▶ The input
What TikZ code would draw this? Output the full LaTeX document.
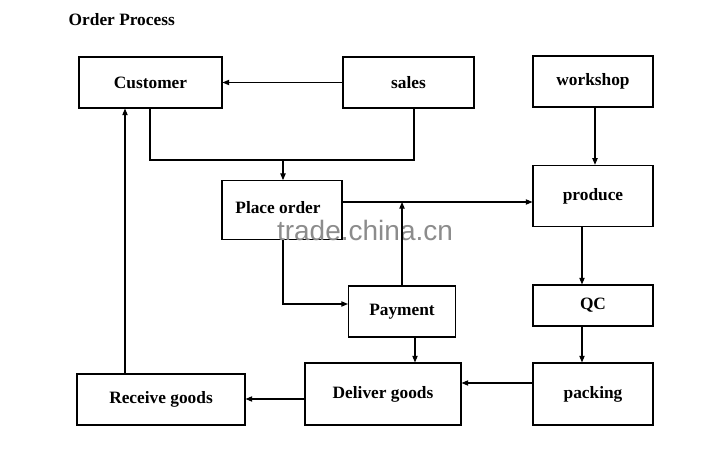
\documentclass[tikz,border=0pt]{standalone}
\usepackage{fontspec}
\setmainfont{Liberation Serif}
\newfontfamily\wmfont{Liberation Sans}
\usetikzlibrary{arrows.meta}
\begin{document}
\begin{tikzpicture}[x=0.75pt,y=-0.75pt,
  txt/.style={font=\fontsize{13}{15}\selectfont\bfseries},
  box/.style={draw,line width=0.8pt,inner sep=0pt,txt},
  arr/.style={line width=0.8pt,-{Triangle[length=5pt,width=4pt]}},
  ln/.style={line width=0.8pt}]
\useasboundingbox (0,0) rectangle (728,473);
\node[anchor=west,txt] (title) at (64,20) {Order Process};
\node[box,minimum width=107.25pt,minimum height=38.25pt] (cust) at (150.5,82.5) {Customer};
\node[box,minimum width=98.25pt,minimum height=38.25pt] (sales) at (408.5,82.5) {sales};
\node[box,minimum width=90pt,minimum height=38.25pt] (work) at (593,81.5) {workshop};
\node[box,minimum width=90pt,minimum height=44pt] (place) at (282,210) {};
\node[txt] (placet) at (278,208) {Place order};
\node[box,minimum width=90pt,minimum height=46pt] (prod) at (593,196) {produce};
\node[box,minimum width=80.25pt,minimum height=38.25pt] (pay) at (402,311.5) {Payment};
\node[box,minimum width=90pt,minimum height=30.75pt] (qc) at (593,305.5) {QC};
\node[box,minimum width=90pt,minimum height=46.5pt] (pack) at (593,394) {packing};
\node[box,minimum width=117pt,minimum height=46.5pt] (deliv) at (383,394) {Deliver goods};
\node[box,minimum width=126pt,minimum height=38.25pt] (recv) at (161,399.5) {Receive goods};
\node[font=\wmfont\fontsize{21}{24}\selectfont,text=black!45] (wm) at (365,230) {trade.china.cn};
\coordinate (j1) at (150,160);
\coordinate (j2) at (414,160);
\coordinate (j3) at (283,160);
\coordinate (j4) at (402,202);
\coordinate (j5) at (283,304);
\coordinate (xw) at (595,0);
\coordinate (xp) at (582,0);
\coordinate (xd) at (415,0);
\coordinate (yp) at (0,383);
\coordinate (yd) at (0,399);
\coordinate (xr) at (125,0);
\draw[arr] (sales.west) -- (cust.east);
\draw[ln] (cust.south -| j1) -- (j1) -- (j2) -- (sales.south -| j2);
\draw[arr] (j3) -- (place.north -| j3);
\draw[arr] (place.east |- j4) -- (prod.west |- j4);
\draw[arr] (pay.north -| j4) -- (j4);
\draw[arr] (place.south -| j5) -- (j5) -- (pay.west |- j5);
\draw[arr] (work.south -| xw) -- (prod.north -| xw);
\draw[arr] (prod.south -| xp) -- (qc.north -| xp);
\draw[arr] (qc.south -| xp) -- (pack.north -| xp);
\draw[arr] (pack.west |- yp) -- (deliv.east |- yp);
\draw[arr] (pay.south -| xd) -- (deliv.north -| xd);
\draw[arr] (deliv.west |- yd) -- (recv.east |- yd);
\draw[arr] (recv.north -| xr) -- (cust.south -| xr);
\end{tikzpicture}
\end{document}
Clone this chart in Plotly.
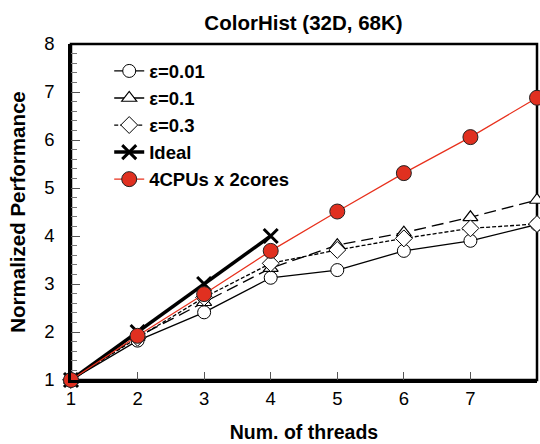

▶ What you should do
Return solely the number of lines in the data that include the word "this".

▶ Exercise solution
2